A: Yes. The M55M1 supports TensorFlow Lite Micro, enabling deployment of any model convertible to TensorFlow Lite format. The NuML Toolkit assists with model quantisation and Vela compilation. For more sophisticated requirements (e.g., ensemble models or custom layers), consulting with Ineltek's technical team can clarify feasibility and optimisation strategies.

Q: What is the expected battery life for a battery-powered IoT device using the M55M1?
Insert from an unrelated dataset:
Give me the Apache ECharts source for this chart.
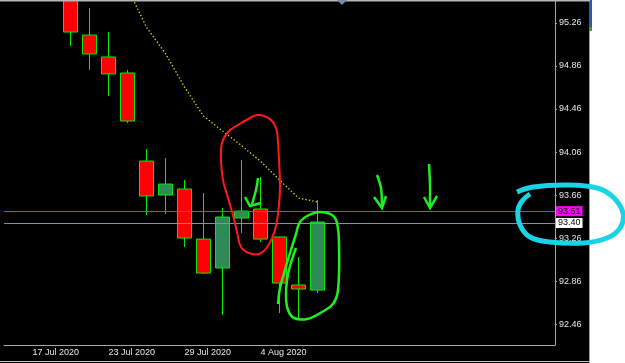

A: Battery life depends on duty cycle and inference frequency. For always-active applications (e.g., continuous video processing), expect 8–12 hours with a 2,000 mAh battery. For event-triggered operation (e.g., motion-activated inference), battery life can extend to weeks or months. The M55M1's six power modes and dedicated low-power wake filters enable sophisticated power management strategies.

Q: How does the M55M1 compare to deploying AI on edge GPUs like NVIDIA Jetson?
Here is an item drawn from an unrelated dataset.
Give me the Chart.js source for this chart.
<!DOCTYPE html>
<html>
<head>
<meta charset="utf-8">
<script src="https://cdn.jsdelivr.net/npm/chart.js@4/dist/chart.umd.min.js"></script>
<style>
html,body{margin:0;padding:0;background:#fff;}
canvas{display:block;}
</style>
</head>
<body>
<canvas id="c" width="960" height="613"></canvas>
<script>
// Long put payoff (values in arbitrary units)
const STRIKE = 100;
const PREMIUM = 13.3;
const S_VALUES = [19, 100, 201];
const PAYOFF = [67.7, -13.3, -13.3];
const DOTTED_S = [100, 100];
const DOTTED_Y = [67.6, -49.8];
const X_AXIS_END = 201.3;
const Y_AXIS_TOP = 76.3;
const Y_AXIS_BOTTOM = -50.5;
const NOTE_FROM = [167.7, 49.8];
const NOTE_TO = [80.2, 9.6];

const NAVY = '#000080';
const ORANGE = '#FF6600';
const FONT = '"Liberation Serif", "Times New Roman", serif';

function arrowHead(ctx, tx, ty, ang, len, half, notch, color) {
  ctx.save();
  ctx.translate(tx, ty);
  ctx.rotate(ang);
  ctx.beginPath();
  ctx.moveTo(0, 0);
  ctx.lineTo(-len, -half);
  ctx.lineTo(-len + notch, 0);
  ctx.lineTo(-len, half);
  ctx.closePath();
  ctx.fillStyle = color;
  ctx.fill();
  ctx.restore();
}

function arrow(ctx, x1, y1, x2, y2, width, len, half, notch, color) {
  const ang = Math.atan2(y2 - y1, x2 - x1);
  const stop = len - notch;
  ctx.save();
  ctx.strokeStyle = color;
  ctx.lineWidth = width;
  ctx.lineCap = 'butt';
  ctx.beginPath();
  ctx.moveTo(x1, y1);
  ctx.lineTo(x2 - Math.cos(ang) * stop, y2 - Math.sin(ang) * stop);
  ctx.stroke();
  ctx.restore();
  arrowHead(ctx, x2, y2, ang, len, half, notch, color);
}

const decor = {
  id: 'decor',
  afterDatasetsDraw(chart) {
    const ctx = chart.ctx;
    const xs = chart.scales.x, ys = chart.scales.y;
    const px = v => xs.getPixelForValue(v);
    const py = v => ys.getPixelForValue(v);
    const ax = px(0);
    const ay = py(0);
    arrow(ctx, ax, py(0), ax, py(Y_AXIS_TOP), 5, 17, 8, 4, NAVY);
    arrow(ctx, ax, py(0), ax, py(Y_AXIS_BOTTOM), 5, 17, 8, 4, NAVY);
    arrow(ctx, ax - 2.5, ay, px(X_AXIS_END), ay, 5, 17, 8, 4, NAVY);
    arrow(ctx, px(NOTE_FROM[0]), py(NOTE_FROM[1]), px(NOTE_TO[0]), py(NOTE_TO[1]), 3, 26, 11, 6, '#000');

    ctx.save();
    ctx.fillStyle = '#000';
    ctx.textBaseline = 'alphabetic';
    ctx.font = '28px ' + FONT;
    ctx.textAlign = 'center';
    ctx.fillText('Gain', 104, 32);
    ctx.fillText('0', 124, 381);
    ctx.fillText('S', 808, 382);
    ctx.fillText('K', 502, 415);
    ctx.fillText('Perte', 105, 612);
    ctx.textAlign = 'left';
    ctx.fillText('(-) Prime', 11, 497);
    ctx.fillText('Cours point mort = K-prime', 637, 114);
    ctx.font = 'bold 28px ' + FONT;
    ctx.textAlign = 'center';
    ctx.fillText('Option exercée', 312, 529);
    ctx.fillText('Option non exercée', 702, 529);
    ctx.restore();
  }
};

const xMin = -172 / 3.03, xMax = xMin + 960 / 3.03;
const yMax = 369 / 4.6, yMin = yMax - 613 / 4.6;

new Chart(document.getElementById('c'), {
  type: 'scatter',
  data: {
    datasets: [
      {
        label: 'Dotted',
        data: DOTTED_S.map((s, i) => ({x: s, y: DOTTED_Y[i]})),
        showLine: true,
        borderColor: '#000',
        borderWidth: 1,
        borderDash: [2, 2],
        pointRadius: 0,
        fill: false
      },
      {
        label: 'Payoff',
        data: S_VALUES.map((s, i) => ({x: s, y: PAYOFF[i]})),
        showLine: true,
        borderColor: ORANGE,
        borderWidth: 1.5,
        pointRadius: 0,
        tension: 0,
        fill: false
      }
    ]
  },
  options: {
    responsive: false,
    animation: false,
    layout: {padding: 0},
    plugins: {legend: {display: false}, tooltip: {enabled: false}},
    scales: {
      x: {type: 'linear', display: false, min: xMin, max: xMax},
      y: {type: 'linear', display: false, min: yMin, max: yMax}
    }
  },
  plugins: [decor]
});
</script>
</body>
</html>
A: Edge GPUs provide higher performance (10–100x greater throughput) but consume 5–15 watts and cost $50–300+. The M55M1 targets fundamentally different applications: battery-powered, cost-sensitive IoT devices where inference frequency is moderate (1–30 Hz) and latency requirements are relaxed (tens of milliseconds acceptable). For continuous, high-performance inference, Jetson is appropriate; for most IoT applications, the M55M1's power efficiency and cost are decisive advantages.

Q: Does the M55M1 require external accelerators or coprocessors?

A: No. The integrated Ethos-U55 NPU provides sufficient acceleration for typical models. External accelerators are unnecessary and would increase power consumption and cost. For applications requiring higher throughput than the M55M1 provides, consider Nuvoton's higher-performance platforms like the MA35D1 (dual-core Cortex-A35 with M4 coprocessor).

Q: What is the learning curve for engineers new to embedded AI?

A: Substantial. Effective endpoint AI requires understanding of neural networks, quantisation trade-offs, and embedded systems constraints. However, modern toolkits (NuML, Edge Impulse) abstract many complexities. Engineers with strong embedded systems backgrounds can become productive within 2–4 weeks; those new to machine learning should allocate additional time for conceptual learning.